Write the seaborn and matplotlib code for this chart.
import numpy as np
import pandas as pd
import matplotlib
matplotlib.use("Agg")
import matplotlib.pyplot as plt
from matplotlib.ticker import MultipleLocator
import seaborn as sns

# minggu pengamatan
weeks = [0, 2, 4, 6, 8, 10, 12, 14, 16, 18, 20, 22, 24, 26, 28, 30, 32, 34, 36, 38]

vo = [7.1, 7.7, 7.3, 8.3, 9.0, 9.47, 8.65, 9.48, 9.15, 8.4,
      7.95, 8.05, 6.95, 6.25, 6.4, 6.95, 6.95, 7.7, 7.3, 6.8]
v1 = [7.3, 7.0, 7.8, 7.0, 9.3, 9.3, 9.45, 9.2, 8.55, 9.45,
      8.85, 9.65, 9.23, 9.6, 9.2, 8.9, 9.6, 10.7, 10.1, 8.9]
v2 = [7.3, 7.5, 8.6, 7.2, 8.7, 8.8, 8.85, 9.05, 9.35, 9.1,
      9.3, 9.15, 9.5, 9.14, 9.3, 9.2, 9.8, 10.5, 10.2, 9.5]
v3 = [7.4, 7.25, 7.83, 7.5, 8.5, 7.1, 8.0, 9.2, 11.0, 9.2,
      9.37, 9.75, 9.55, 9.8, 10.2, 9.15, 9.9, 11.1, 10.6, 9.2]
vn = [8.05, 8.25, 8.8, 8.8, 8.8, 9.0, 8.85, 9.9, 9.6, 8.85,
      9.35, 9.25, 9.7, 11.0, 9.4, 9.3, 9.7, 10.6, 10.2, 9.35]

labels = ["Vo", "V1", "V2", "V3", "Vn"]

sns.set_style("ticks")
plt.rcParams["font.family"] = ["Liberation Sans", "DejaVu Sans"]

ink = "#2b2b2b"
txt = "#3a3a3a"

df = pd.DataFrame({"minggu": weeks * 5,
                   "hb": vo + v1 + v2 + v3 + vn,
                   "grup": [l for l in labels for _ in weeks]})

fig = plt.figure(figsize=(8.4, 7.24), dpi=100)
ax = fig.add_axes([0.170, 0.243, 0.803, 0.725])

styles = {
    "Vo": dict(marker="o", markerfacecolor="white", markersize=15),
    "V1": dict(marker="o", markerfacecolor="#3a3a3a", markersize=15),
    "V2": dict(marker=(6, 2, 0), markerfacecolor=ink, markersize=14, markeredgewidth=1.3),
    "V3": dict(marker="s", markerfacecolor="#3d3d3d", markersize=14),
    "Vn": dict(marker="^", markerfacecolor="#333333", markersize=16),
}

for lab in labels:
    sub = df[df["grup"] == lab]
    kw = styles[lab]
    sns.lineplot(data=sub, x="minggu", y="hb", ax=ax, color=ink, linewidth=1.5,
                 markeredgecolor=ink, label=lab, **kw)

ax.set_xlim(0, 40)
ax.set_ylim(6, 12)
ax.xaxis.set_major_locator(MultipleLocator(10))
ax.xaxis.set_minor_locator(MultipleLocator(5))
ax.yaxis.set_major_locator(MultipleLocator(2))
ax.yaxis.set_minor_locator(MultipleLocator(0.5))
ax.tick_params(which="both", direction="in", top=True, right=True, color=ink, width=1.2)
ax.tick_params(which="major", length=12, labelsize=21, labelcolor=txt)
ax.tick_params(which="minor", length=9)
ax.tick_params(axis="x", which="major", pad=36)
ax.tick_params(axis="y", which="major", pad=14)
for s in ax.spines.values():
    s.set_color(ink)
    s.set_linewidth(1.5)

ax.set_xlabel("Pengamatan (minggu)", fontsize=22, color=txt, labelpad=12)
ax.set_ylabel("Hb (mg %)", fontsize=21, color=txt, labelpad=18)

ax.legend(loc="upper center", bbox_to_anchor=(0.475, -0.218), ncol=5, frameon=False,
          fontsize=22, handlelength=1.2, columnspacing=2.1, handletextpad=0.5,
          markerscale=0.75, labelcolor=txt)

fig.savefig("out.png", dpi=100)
********
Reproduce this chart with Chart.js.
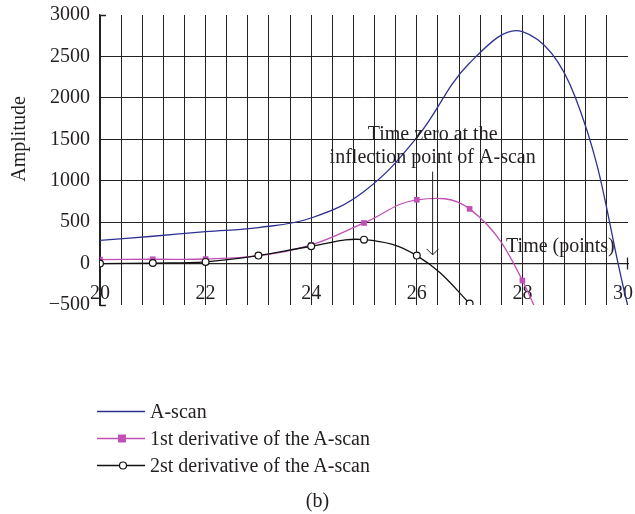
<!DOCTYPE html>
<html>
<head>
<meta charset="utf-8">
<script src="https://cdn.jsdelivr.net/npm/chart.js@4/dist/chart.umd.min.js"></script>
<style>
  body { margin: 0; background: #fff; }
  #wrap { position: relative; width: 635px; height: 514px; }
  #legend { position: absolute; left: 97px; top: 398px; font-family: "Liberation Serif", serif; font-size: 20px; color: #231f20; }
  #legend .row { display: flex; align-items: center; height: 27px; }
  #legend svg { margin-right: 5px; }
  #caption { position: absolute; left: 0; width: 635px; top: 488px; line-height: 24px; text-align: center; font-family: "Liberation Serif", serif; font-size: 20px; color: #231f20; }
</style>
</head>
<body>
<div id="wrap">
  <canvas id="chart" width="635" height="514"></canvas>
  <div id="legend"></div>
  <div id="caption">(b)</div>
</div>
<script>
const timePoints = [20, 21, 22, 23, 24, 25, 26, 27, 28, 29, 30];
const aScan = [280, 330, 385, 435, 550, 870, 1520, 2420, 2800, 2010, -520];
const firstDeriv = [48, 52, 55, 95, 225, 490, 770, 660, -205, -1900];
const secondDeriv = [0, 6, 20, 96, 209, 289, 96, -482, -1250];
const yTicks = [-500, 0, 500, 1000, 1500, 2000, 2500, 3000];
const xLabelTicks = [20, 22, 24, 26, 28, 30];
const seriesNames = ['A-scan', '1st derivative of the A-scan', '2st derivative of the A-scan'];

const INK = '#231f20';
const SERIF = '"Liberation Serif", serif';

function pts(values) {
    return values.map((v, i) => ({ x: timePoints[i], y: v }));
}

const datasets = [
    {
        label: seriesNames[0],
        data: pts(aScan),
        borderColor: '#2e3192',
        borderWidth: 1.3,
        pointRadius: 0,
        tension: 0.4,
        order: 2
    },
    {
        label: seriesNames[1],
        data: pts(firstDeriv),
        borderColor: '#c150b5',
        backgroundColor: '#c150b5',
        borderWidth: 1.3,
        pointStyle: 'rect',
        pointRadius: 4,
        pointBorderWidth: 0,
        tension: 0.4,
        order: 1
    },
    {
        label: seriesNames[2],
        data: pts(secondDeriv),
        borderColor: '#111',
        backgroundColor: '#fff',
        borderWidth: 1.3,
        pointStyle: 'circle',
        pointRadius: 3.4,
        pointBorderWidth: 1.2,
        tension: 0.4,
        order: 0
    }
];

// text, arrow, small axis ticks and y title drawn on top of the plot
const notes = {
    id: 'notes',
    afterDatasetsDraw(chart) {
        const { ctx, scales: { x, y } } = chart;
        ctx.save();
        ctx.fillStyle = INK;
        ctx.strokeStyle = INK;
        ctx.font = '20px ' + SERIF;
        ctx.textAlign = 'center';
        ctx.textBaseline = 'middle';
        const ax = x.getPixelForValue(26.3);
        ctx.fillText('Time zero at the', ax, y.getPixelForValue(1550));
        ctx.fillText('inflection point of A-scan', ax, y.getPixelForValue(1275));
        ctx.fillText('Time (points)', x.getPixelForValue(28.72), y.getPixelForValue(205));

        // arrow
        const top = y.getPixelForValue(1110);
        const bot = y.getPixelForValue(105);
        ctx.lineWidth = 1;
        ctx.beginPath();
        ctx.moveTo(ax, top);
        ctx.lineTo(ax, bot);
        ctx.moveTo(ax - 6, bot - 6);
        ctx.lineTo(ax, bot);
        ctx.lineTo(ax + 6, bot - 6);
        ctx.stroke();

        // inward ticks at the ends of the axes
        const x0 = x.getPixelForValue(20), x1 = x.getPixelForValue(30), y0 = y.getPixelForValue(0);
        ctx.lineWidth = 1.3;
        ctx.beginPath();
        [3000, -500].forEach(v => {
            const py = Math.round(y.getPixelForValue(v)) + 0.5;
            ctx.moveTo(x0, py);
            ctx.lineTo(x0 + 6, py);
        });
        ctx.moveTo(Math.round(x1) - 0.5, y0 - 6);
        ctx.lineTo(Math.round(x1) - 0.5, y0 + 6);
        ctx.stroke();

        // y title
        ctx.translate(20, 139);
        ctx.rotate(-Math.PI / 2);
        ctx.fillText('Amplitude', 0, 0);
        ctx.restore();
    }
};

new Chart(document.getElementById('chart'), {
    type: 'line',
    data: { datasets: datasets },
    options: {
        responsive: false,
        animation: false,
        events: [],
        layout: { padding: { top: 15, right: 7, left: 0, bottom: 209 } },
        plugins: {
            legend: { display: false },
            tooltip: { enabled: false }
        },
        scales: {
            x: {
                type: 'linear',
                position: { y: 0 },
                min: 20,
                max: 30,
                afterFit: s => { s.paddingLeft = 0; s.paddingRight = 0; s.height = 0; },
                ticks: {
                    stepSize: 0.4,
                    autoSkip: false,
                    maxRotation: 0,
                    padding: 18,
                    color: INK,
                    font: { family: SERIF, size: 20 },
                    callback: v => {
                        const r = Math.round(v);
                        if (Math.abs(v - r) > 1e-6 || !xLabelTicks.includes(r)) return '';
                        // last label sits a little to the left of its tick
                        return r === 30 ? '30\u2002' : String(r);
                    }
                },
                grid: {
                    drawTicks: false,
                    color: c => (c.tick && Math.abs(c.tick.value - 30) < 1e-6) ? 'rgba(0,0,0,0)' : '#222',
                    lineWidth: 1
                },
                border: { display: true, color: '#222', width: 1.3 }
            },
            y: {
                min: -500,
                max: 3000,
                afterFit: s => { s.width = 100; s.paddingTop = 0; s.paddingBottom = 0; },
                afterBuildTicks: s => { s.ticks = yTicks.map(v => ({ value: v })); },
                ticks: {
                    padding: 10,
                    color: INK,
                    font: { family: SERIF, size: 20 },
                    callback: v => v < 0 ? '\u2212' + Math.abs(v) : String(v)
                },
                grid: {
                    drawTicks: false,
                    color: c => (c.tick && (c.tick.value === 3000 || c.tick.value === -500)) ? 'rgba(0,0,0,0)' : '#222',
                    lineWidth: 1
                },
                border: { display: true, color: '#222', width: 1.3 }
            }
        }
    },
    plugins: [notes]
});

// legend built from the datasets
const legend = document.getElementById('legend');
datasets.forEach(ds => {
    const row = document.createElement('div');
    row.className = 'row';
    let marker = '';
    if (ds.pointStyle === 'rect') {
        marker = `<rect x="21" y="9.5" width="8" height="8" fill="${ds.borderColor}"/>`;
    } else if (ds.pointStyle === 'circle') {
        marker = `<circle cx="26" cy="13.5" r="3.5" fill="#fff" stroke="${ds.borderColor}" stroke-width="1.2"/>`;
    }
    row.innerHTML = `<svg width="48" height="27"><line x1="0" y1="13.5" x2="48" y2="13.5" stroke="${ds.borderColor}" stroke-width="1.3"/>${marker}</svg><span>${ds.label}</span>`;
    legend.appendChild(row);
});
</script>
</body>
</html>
********
Search the lines for "chart". Copy each line that has it.

Write the seaborn and matplotlib code for this chart.
Reproduce this chart with Chart.js.
<script src="https://cdn.jsdelivr.net/npm/chart.js@4/dist/chart.umd.min.js"></script>
  <canvas id="chart" width="635" height="514"></canvas>
    afterDatasetsDraw(chart) {
        const { ctx, scales: { x, y } } = chart;
new Chart(document.getElementById('chart'), {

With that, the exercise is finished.